### SOURCE MATERIAL
• • • •
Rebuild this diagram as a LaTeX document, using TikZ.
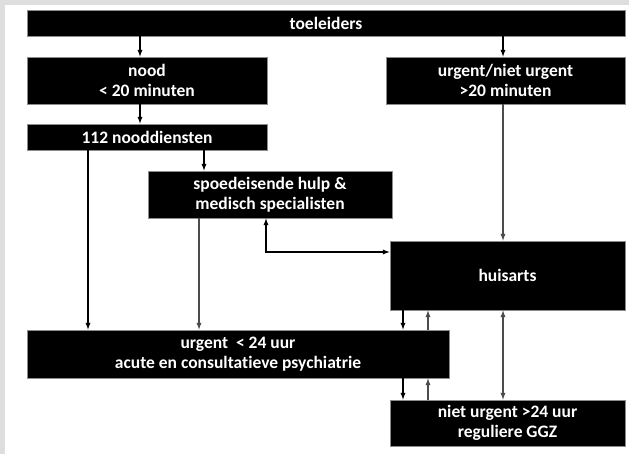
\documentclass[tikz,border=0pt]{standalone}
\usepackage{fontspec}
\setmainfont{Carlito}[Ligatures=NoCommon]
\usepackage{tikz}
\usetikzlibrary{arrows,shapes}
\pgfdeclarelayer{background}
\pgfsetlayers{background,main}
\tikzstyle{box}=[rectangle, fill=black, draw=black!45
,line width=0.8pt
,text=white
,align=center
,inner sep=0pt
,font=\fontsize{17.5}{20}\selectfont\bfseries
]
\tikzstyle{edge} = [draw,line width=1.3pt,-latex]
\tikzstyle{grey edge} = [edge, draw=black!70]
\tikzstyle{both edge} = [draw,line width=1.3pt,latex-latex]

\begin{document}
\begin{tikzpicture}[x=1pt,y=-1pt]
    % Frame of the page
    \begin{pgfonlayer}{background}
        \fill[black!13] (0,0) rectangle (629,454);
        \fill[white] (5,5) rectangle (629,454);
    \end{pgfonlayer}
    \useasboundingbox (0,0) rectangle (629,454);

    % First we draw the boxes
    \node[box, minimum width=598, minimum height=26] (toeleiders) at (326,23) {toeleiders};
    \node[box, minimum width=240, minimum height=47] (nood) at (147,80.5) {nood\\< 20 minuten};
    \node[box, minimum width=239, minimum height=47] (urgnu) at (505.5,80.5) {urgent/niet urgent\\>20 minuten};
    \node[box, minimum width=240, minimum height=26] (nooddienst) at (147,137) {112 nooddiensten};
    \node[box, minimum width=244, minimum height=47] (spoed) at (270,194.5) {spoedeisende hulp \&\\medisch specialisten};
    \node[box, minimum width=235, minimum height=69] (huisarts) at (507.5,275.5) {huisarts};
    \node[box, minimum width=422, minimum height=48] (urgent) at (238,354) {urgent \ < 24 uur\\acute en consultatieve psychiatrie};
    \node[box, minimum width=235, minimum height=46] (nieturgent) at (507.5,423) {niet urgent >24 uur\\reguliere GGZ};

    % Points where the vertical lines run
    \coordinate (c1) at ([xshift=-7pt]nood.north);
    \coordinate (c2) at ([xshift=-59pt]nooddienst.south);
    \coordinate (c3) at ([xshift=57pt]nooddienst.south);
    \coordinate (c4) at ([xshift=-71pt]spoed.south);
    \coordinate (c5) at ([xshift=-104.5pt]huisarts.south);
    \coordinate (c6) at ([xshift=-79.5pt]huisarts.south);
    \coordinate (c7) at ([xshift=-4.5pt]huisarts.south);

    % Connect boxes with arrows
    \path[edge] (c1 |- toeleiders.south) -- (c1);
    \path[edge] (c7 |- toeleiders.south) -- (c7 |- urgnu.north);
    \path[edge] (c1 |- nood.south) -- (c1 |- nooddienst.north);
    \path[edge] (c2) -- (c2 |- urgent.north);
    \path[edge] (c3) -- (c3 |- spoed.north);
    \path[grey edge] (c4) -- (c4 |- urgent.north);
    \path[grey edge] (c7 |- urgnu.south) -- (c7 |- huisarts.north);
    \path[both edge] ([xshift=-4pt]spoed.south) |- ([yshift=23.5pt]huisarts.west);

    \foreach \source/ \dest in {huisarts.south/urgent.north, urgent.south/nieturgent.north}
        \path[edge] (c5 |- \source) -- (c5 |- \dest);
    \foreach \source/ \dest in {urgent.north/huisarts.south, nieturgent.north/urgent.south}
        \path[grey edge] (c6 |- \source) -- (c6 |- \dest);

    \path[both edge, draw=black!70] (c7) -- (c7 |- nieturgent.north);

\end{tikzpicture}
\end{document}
• • • •
### THE EXERCISE
The listing above needs to be output again exactly. Don't include the pictures.

### FINISHED ANSWER
Rebuild this diagram as a LaTeX document, using TikZ.
\documentclass[tikz,border=0pt]{standalone}
\usepackage{fontspec}
\setmainfont{Carlito}[Ligatures=NoCommon]
\usepackage{tikz}
\usetikzlibrary{arrows,shapes}
\pgfdeclarelayer{background}
\pgfsetlayers{background,main}
\tikzstyle{box}=[rectangle, fill=black, draw=black!45
,line width=0.8pt
,text=white
,align=center
,inner sep=0pt
,font=\fontsize{17.5}{20}\selectfont\bfseries
]
\tikzstyle{edge} = [draw,line width=1.3pt,-latex]
\tikzstyle{grey edge} = [edge, draw=black!70]
\tikzstyle{both edge} = [draw,line width=1.3pt,latex-latex]

\begin{document}
\begin{tikzpicture}[x=1pt,y=-1pt]
    % Frame of the page
    \begin{pgfonlayer}{background}
        \fill[black!13] (0,0) rectangle (629,454);
        \fill[white] (5,5) rectangle (629,454);
    \end{pgfonlayer}
    \useasboundingbox (0,0) rectangle (629,454);

    % First we draw the boxes
    \node[box, minimum width=598, minimum height=26] (toeleiders) at (326,23) {toeleiders};
    \node[box, minimum width=240, minimum height=47] (nood) at (147,80.5) {nood\\< 20 minuten};
    \node[box, minimum width=239, minimum height=47] (urgnu) at (505.5,80.5) {urgent/niet urgent\\>20 minuten};
    \node[box, minimum width=240, minimum height=26] (nooddienst) at (147,137) {112 nooddiensten};
    \node[box, minimum width=244, minimum height=47] (spoed) at (270,194.5) {spoedeisende hulp \&\\medisch specialisten};
    \node[box, minimum width=235, minimum height=69] (huisarts) at (507.5,275.5) {huisarts};
    \node[box, minimum width=422, minimum height=48] (urgent) at (238,354) {urgent \ < 24 uur\\acute en consultatieve psychiatrie};
    \node[box, minimum width=235, minimum height=46] (nieturgent) at (507.5,423) {niet urgent >24 uur\\reguliere GGZ};

    % Points where the vertical lines run
    \coordinate (c1) at ([xshift=-7pt]nood.north);
    \coordinate (c2) at ([xshift=-59pt]nooddienst.south);
    \coordinate (c3) at ([xshift=57pt]nooddienst.south);
    \coordinate (c4) at ([xshift=-71pt]spoed.south);
    \coordinate (c5) at ([xshift=-104.5pt]huisarts.south);
    \coordinate (c6) at ([xshift=-79.5pt]huisarts.south);
    \coordinate (c7) at ([xshift=-4.5pt]huisarts.south);

    % Connect boxes with arrows
    \path[edge] (c1 |- toeleiders.south) -- (c1);
    \path[edge] (c7 |- toeleiders.south) -- (c7 |- urgnu.north);
    \path[edge] (c1 |- nood.south) -- (c1 |- nooddienst.north);
    \path[edge] (c2) -- (c2 |- urgent.north);
    \path[edge] (c3) -- (c3 |- spoed.north);
    \path[grey edge] (c4) -- (c4 |- urgent.north);
    \path[grey edge] (c7 |- urgnu.south) -- (c7 |- huisarts.north);
    \path[both edge] ([xshift=-4pt]spoed.south) |- ([yshift=23.5pt]huisarts.west);

    \foreach \source/ \dest in {huisarts.south/urgent.north, urgent.south/nieturgent.north}
        \path[edge] (c5 |- \source) -- (c5 |- \dest);
    \foreach \source/ \dest in {urgent.north/huisarts.south, nieturgent.north/urgent.south}
        \path[grey edge] (c6 |- \source) -- (c6 |- \dest);

    \path[both edge, draw=black!70] (c7) -- (c7 |- nieturgent.north);

\end{tikzpicture}
\end{document}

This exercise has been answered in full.